Lorsqu’il cite Jeanne Favret-Saada – "il n’y a pas de position neutre de la parole" –, et note que l’anthropologue réalise "qu’enquêtant sur la sorcellerie, sans s’inclure dans l’expérience, elle ne pourra déconstruire le rationalisme et le christianisme qui l’ont formée", il éclaire sa propre expérience. La littérature "parle à ce que nous pensons". Et ce que nous pensons a besoin d’être sali pour être lavé. Lavé de nos certitudes, de nos ignorances, de nos typologies, de nos clichés, de nos apriori, de nos connaissances mêmes, de notre culture qui fait partie de notre Histoire et qui est tout sauf neutre.
Sali à ces images et à ces vies salies, abîmées, brutalisées, extorquées.

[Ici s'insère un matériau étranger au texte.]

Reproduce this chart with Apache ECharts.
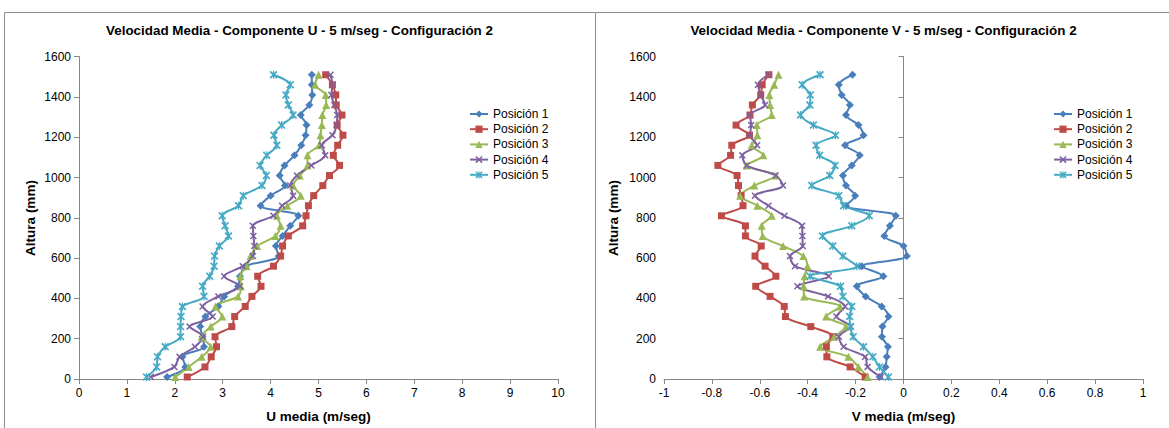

Alors il faut "ferrailler avec ce que nous pensons", défaire les signes d’occupation de la langue par notre culture importée, se méfier de l’universalisme qui est encore une captation du plus faible par le plus fort – non, l’homme (et la femme sans doute encore moins) ne sont pas les mêmes partout, ni les désirs, ni les besoins, seul le marché assujettit à une vision universaliste et la langue est aussi marchande –, il faut donc veiller "aux agencements formels et intellectuels qui structurent les phrases". Alors, à ce propos, j’ai envie de citer cette merveilleuse phrase de Ruth, qui, mieux que notre franco-français, dit à la fois l’exclusion du sujet (le "Je" qui n’est pas écouté est perdu), et la possibilité d’un commun à réenvisager : "Quand on a vu les mamans arriver, ça m’a fait du bien à tout le monde". Et cette expression faire la vie
Il faut tenir compte, en plus du français, des autres langues parlées par les filles, lingala, kituba, lari. Cette richesse perdue en France (le breton ,l’occitan et d’autres langues locales), mais en train de se refabriquer avec les langues venues d’ailleurs et notamment d’Afrique, cette capacité à passer d’une langue à l’autre, à mixer, à déplacer, à jouer, qui est une forme de liberté.
"L’âge de la première passe" est aussi l’éclatante et délicate démonstration que la langue est intrinsèquement liée au corps, qu’on ne peut pas figurer l’un·e sans l’autre, et que figurer c’est justement rendre visible ce qui ne l’est pas, ce qu’on voudrait qui ne le soit pas. C’est aussi chercher une visibilité qui ne ressortisse pas du spectacle. Car les vies de ces filles ont quelque chose de spectaculaire. D’abord parce qu’elles sortent de nos habitudes, ensuite parce qu’elles sont une exhibition de corps humains-féminins par des hommes qui en sont les metteurs en scène et les maîtres absolus (propriétaires-prédateurs), enfin parce qu’elles dressent devant nos yeux des images inouïes convoquant répulsion et fascination.
Il faut pourtant dégager ce mot à tout prix, le chasser. Si le langage utilise des éléments spectaculaires, l’écrivain se fait complice.
Arno Bertina passe au crible de la dépossession son regard et son outil de travail. C’est troublant et beau. Un écrivain avoue sa peine (son labeur). Met en doute sa capacité à regarder et à comprendre. Perd son équilibre s’il traduit une forme de supériorité. Cherche non pas la justice (qui serait-il pour faire justice, et de quoi, et comment ?), mais la justesse. Évidemment Jean-Luc Godard me revient en tête, "ce n’est pas une image juste, c’est juste une image".
Il me semble qu’Arno Bertina s’emploie à ce travail : parvenir à montrer juste une image. Ne pas en rajouter. Peut-être d’ailleurs, est-ce ouvrir la voie d’une image juste. En tout cas, ce livre est la manifestation que c’est le travail de la langue qui fait la littérature, fiction ou non-fiction.

Arno Bertina, L’âge de la première passe, Éditions Verticales.